--- Stated exercise ---
Retype the lines beneath this one, from the first through the line containing "(0,0) rectangle (1252,482);". Pictures are left out.

--- Dataset records ---

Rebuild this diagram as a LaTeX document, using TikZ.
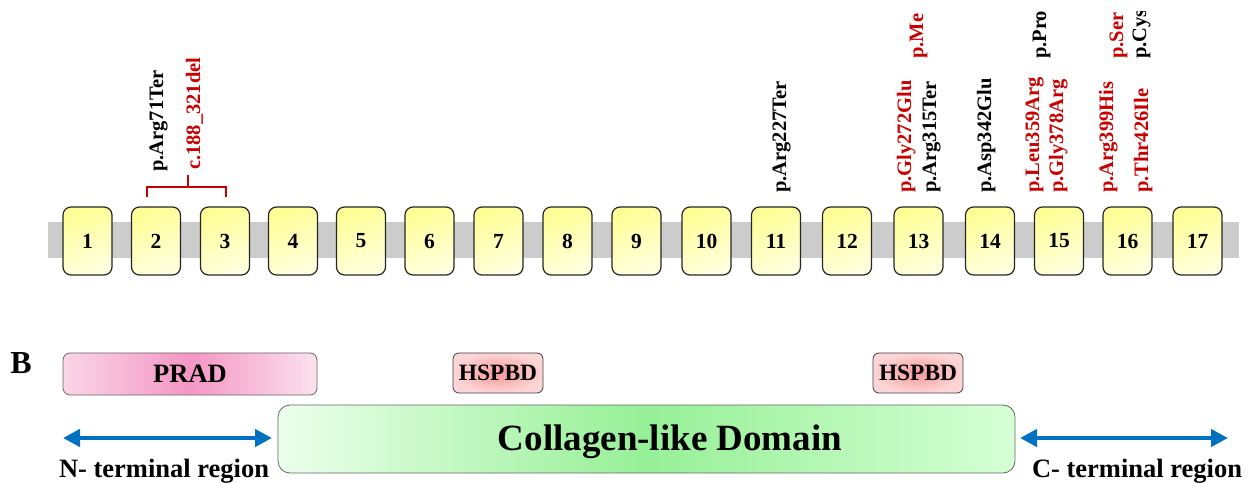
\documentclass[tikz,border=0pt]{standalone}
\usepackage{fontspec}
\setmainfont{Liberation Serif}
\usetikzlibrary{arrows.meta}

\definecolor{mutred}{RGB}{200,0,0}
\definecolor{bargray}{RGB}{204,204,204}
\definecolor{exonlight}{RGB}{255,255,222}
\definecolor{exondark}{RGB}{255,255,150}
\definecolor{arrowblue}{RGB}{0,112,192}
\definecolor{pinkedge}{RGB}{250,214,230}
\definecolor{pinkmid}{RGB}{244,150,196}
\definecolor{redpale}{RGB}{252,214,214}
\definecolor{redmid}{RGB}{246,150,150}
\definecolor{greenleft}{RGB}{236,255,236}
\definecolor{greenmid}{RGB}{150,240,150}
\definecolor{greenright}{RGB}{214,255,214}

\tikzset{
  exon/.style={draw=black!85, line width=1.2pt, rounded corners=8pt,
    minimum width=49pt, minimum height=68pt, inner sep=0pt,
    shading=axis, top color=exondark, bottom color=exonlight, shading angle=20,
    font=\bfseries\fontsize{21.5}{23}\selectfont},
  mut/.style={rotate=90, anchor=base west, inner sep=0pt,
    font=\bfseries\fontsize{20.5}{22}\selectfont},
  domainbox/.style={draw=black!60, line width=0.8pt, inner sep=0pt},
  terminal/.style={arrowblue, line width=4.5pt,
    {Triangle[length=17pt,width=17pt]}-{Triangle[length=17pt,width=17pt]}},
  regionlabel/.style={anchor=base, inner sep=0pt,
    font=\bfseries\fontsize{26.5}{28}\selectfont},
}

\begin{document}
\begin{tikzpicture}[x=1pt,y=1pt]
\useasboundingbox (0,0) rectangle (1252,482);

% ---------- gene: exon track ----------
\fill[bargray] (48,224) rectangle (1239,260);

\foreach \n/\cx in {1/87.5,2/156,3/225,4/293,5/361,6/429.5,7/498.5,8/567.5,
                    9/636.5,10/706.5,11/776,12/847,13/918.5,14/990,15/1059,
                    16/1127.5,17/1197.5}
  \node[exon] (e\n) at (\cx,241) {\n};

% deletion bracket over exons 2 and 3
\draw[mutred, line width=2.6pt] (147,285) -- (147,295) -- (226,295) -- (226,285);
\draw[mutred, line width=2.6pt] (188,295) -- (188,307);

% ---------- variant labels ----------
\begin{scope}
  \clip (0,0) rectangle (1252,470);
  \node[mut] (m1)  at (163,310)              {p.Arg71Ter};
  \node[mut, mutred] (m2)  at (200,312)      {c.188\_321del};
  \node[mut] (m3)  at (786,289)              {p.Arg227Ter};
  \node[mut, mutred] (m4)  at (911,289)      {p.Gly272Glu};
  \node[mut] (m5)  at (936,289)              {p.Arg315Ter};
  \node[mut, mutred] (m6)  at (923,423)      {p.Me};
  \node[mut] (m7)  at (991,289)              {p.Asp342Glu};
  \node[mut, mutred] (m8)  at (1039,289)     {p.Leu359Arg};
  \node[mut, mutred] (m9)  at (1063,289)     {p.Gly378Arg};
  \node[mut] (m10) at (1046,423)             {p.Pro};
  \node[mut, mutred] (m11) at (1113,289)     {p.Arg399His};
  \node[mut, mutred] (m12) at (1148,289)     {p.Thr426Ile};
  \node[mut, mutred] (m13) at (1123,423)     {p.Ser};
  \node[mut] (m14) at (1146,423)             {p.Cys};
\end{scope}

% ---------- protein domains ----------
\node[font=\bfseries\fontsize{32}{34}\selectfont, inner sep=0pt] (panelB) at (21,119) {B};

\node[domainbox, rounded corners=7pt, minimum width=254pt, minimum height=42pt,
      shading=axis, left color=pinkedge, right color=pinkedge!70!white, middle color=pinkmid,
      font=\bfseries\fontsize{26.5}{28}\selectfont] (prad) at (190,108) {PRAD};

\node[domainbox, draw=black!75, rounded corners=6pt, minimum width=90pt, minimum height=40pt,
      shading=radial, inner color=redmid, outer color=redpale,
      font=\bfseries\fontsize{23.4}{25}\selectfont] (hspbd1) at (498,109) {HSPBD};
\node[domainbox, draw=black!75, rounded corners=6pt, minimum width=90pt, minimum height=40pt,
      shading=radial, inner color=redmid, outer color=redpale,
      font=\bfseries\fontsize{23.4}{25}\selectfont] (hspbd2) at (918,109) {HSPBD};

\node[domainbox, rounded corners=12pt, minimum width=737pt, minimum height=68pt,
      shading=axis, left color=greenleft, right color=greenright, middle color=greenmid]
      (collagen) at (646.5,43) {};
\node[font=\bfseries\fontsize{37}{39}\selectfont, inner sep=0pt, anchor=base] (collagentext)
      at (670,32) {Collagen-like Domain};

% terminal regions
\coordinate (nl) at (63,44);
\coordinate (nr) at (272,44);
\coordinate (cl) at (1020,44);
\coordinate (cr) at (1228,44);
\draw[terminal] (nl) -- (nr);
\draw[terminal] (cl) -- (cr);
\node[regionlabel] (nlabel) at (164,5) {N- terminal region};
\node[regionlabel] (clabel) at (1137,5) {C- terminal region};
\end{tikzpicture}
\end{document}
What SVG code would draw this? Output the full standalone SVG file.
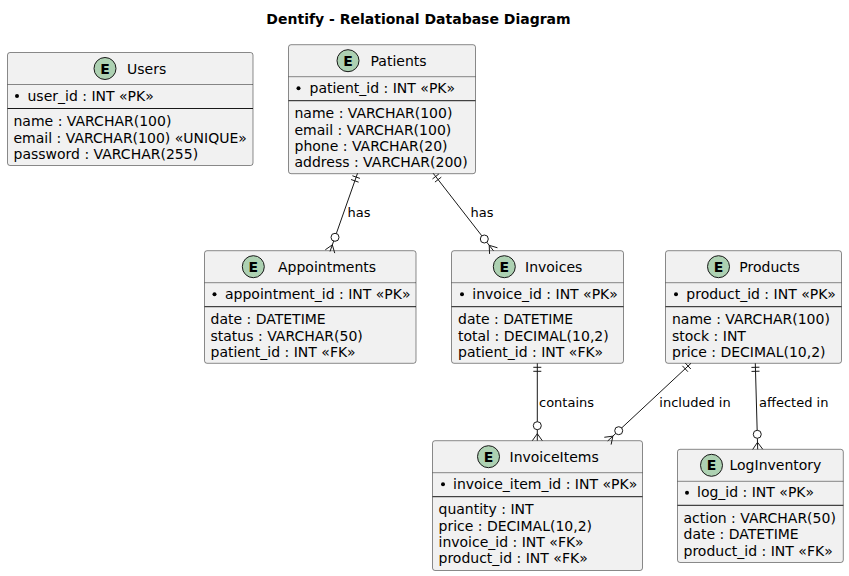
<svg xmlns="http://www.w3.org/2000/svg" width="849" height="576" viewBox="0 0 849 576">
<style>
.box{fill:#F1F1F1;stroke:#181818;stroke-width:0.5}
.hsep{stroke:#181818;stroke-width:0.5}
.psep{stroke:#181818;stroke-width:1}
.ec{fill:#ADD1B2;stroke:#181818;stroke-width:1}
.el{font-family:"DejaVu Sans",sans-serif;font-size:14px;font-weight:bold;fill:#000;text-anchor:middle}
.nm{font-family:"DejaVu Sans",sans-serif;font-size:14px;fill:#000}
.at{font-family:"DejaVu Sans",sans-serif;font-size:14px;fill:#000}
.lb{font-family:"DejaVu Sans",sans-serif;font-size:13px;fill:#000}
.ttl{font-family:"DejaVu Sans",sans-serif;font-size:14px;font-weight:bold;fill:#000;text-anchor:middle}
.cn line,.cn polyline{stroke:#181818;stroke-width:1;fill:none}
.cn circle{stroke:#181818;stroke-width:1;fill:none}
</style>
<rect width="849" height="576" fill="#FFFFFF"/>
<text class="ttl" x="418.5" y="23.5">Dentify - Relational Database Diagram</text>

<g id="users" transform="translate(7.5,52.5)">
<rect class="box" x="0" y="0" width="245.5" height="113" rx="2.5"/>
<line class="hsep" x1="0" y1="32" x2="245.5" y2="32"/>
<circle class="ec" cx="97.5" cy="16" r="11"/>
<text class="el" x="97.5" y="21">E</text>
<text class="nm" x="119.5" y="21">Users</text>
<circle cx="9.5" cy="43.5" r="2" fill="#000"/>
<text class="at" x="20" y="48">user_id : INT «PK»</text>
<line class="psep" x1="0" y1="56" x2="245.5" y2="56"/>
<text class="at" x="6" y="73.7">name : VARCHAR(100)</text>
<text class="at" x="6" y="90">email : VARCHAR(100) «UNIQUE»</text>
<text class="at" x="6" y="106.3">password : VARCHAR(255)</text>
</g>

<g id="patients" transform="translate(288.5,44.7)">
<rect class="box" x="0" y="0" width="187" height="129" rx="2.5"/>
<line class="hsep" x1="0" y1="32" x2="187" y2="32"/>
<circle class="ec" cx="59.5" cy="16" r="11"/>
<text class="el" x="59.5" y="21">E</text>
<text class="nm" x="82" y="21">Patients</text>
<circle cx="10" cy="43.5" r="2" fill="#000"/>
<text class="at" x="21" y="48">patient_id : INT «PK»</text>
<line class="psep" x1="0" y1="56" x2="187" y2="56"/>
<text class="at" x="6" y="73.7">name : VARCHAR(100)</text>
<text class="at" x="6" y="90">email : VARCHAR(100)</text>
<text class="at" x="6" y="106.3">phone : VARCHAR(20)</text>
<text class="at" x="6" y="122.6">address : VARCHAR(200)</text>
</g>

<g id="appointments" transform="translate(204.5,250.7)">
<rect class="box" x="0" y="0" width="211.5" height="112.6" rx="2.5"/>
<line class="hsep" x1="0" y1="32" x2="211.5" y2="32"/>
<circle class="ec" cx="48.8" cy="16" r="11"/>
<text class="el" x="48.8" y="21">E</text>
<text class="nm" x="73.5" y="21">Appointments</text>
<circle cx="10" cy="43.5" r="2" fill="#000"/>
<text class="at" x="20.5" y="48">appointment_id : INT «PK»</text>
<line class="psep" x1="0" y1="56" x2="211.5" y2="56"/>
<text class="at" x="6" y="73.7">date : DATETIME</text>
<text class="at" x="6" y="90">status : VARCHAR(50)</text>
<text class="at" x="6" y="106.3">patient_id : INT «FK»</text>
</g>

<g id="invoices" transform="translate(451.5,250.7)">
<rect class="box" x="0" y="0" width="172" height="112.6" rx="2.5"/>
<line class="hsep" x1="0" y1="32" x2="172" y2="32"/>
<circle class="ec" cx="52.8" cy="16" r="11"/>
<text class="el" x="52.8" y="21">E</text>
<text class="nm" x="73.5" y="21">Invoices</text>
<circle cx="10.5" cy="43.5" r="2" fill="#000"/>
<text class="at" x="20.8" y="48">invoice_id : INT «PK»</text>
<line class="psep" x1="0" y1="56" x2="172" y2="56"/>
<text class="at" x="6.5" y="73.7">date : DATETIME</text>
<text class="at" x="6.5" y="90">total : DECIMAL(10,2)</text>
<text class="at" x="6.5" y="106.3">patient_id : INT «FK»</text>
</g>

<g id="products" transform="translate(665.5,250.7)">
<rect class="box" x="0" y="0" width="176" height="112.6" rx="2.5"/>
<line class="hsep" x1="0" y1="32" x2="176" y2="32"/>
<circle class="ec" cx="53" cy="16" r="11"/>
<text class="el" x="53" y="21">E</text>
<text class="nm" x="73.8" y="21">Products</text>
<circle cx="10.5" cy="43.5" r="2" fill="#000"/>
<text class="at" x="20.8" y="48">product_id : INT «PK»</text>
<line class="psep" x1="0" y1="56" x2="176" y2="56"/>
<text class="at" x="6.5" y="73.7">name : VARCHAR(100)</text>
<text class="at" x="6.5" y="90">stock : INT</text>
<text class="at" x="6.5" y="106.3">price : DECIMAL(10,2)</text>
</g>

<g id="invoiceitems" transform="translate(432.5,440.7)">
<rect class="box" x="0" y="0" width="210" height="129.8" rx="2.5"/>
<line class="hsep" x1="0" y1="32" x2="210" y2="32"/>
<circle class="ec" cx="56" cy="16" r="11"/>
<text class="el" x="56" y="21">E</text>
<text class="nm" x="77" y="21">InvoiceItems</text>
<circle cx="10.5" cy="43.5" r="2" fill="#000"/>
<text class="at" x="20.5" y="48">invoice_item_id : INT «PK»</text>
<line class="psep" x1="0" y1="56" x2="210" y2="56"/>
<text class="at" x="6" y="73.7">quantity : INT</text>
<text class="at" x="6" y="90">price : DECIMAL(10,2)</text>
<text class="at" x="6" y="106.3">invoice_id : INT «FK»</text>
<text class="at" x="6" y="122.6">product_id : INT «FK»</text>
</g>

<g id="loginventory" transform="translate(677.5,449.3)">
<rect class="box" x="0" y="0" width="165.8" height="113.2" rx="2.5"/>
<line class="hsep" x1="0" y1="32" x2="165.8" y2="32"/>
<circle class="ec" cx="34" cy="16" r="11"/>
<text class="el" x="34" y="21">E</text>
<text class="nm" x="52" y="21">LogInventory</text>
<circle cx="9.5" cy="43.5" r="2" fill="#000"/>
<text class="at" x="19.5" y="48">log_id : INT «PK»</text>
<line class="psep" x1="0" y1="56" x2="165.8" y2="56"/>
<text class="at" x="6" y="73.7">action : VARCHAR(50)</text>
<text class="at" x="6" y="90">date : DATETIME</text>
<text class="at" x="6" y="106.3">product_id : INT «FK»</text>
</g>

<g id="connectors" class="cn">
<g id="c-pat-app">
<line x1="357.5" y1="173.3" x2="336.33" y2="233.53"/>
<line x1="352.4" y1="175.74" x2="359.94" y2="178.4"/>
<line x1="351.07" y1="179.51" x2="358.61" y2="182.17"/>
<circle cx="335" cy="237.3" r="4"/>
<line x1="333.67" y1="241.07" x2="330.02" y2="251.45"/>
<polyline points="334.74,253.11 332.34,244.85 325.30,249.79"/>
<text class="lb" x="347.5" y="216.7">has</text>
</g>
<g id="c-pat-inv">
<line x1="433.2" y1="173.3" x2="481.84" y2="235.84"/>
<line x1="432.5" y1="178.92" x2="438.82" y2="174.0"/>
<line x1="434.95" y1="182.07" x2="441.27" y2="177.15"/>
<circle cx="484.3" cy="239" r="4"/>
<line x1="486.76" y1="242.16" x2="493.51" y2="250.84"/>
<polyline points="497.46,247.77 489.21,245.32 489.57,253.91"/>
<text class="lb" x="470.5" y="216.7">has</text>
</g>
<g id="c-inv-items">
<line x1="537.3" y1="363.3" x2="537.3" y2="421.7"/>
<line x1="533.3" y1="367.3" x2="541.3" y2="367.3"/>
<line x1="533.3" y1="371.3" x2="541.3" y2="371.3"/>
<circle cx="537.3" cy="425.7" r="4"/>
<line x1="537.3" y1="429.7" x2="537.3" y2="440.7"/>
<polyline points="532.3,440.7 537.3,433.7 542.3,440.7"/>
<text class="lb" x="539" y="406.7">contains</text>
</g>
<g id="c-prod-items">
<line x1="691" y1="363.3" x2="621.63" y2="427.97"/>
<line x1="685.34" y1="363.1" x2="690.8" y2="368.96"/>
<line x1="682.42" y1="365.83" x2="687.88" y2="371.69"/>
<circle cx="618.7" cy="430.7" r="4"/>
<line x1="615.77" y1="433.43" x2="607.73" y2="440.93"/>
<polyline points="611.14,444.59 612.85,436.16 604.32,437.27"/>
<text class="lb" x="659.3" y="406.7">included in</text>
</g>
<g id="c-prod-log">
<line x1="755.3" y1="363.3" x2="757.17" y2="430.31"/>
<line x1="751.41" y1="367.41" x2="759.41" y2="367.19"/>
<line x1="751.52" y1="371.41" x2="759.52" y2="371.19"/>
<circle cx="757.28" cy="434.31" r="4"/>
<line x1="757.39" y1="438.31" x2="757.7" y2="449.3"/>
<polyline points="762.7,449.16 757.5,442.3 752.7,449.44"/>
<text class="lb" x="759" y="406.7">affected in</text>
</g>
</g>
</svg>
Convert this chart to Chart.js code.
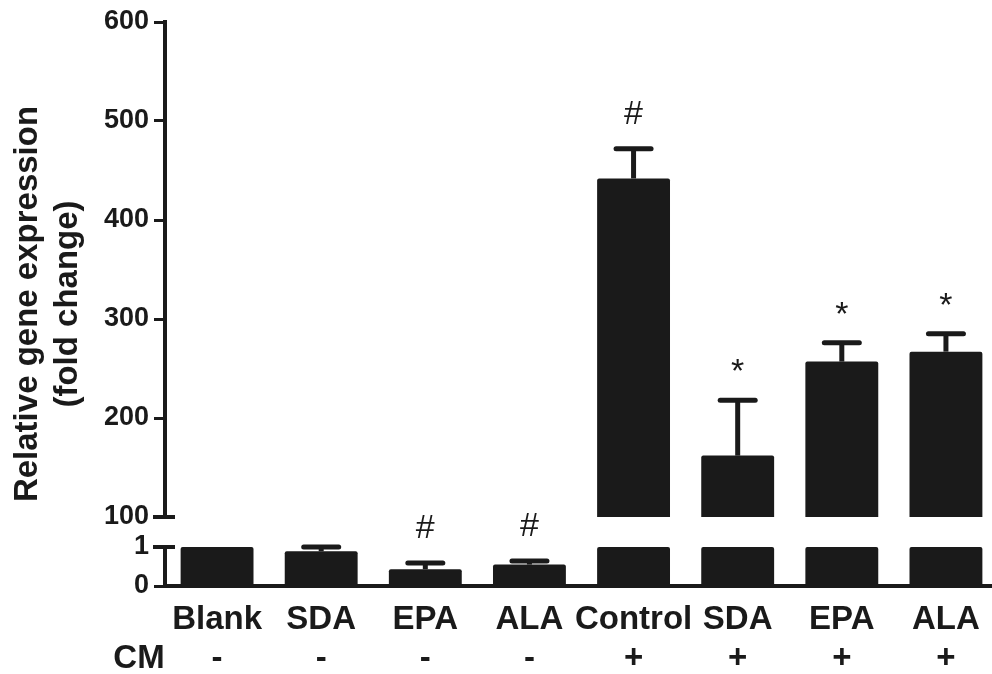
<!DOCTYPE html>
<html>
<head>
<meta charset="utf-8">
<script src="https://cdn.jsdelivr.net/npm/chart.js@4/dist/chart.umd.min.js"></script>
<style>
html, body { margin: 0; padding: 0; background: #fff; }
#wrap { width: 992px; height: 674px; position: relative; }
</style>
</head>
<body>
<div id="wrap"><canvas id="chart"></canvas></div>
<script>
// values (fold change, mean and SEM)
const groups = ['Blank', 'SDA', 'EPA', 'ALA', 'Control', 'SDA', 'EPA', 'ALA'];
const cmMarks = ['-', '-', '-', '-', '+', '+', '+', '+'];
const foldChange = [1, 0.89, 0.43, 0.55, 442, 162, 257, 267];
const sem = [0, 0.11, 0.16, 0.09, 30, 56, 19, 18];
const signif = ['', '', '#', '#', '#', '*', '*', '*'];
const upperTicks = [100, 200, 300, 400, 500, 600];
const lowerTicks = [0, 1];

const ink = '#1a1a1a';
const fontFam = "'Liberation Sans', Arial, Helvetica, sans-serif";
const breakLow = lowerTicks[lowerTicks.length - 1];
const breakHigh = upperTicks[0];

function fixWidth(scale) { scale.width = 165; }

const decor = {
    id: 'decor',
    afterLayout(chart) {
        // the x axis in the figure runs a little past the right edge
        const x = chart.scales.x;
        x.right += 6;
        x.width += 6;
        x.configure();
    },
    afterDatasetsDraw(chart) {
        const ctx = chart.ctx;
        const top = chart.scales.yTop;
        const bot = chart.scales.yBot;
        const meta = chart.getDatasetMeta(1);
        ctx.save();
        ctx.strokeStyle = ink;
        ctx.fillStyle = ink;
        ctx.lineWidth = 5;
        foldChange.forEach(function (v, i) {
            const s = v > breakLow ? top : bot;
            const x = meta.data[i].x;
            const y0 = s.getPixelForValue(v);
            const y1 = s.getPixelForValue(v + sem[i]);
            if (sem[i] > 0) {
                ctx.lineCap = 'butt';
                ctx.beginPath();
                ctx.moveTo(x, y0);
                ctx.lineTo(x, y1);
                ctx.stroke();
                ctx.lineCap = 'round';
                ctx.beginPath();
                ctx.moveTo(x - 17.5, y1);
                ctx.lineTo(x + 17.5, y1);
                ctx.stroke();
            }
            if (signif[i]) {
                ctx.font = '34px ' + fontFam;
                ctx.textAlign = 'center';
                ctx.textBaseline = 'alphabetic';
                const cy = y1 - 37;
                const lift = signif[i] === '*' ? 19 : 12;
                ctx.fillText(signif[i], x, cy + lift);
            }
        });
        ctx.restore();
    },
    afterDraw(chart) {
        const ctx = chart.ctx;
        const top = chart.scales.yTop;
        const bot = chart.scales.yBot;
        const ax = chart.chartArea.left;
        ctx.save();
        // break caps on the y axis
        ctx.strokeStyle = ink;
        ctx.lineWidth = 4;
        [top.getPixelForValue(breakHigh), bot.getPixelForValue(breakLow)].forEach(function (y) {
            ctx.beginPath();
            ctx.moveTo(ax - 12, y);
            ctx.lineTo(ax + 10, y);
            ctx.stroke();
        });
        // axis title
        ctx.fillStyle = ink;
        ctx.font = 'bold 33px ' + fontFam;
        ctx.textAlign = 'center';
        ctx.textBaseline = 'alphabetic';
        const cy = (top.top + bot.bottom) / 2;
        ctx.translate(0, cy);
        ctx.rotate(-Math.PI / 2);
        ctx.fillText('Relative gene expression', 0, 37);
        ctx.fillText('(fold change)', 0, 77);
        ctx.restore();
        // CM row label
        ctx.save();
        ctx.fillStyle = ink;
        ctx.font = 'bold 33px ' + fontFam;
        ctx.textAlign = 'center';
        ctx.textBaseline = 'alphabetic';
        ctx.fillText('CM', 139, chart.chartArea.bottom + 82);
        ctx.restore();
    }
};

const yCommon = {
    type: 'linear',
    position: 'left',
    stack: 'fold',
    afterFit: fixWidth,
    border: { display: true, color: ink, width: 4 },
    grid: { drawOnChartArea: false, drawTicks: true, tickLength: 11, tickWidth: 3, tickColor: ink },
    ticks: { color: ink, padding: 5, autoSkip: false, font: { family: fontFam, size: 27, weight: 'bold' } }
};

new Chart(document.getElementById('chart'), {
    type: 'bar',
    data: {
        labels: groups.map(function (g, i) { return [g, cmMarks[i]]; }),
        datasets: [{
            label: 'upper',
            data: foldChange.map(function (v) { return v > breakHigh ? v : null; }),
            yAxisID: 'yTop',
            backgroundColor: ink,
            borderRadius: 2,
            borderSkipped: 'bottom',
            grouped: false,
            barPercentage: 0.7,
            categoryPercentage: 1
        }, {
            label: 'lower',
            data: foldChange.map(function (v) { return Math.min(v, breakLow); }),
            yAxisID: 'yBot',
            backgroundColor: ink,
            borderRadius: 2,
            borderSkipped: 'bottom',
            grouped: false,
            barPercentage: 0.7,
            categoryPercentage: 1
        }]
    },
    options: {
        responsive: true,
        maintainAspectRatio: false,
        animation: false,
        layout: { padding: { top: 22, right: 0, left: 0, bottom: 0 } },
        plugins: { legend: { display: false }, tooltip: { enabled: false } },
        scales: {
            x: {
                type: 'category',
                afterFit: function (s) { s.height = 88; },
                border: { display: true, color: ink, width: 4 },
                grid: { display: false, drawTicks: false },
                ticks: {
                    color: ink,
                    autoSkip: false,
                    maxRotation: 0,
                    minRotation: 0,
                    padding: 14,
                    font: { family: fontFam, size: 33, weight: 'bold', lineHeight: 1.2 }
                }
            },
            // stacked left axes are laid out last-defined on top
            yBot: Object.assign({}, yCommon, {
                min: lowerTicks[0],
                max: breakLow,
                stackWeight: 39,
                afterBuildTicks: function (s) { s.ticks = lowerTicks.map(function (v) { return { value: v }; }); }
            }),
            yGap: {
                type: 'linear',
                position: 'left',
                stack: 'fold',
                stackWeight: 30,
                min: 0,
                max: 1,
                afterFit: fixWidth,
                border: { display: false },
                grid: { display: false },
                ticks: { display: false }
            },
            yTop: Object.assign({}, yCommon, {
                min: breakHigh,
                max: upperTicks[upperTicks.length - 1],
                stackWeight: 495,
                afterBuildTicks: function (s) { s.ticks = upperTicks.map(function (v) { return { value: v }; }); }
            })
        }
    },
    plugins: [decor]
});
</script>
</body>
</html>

--- Problem solution ---
Rebuild this diagram as a LaTeX document, using TikZ.
\documentclass[tikz,border=0pt]{standalone}
\usepackage{fontspec}
\setmainfont{Liberation Serif}
\usetikzlibrary{arrows.meta}

\definecolor{mutred}{RGB}{200,0,0}
\definecolor{bargray}{RGB}{204,204,204}
\definecolor{exonlight}{RGB}{255,255,222}
\definecolor{exondark}{RGB}{255,255,150}
\definecolor{arrowblue}{RGB}{0,112,192}
\definecolor{pinkedge}{RGB}{250,214,230}
\definecolor{pinkmid}{RGB}{244,150,196}
\definecolor{redpale}{RGB}{252,214,214}
\definecolor{redmid}{RGB}{246,150,150}
\definecolor{greenleft}{RGB}{236,255,236}
\definecolor{greenmid}{RGB}{150,240,150}
\definecolor{greenright}{RGB}{214,255,214}

\tikzset{
  exon/.style={draw=black!85, line width=1.2pt, rounded corners=8pt,
    minimum width=49pt, minimum height=68pt, inner sep=0pt,
    shading=axis, top color=exondark, bottom color=exonlight, shading angle=20,
    font=\bfseries\fontsize{21.5}{23}\selectfont},
  mut/.style={rotate=90, anchor=base west, inner sep=0pt,
    font=\bfseries\fontsize{20.5}{22}\selectfont},
  domainbox/.style={draw=black!60, line width=0.8pt, inner sep=0pt},
  terminal/.style={arrowblue, line width=4.5pt,
    {Triangle[length=17pt,width=17pt]}-{Triangle[length=17pt,width=17pt]}},
  regionlabel/.style={anchor=base, inner sep=0pt,
    font=\bfseries\fontsize{26.5}{28}\selectfont},
}

\begin{document}
\begin{tikzpicture}[x=1pt,y=1pt]
\useasboundingbox (0,0) rectangle (1252,482);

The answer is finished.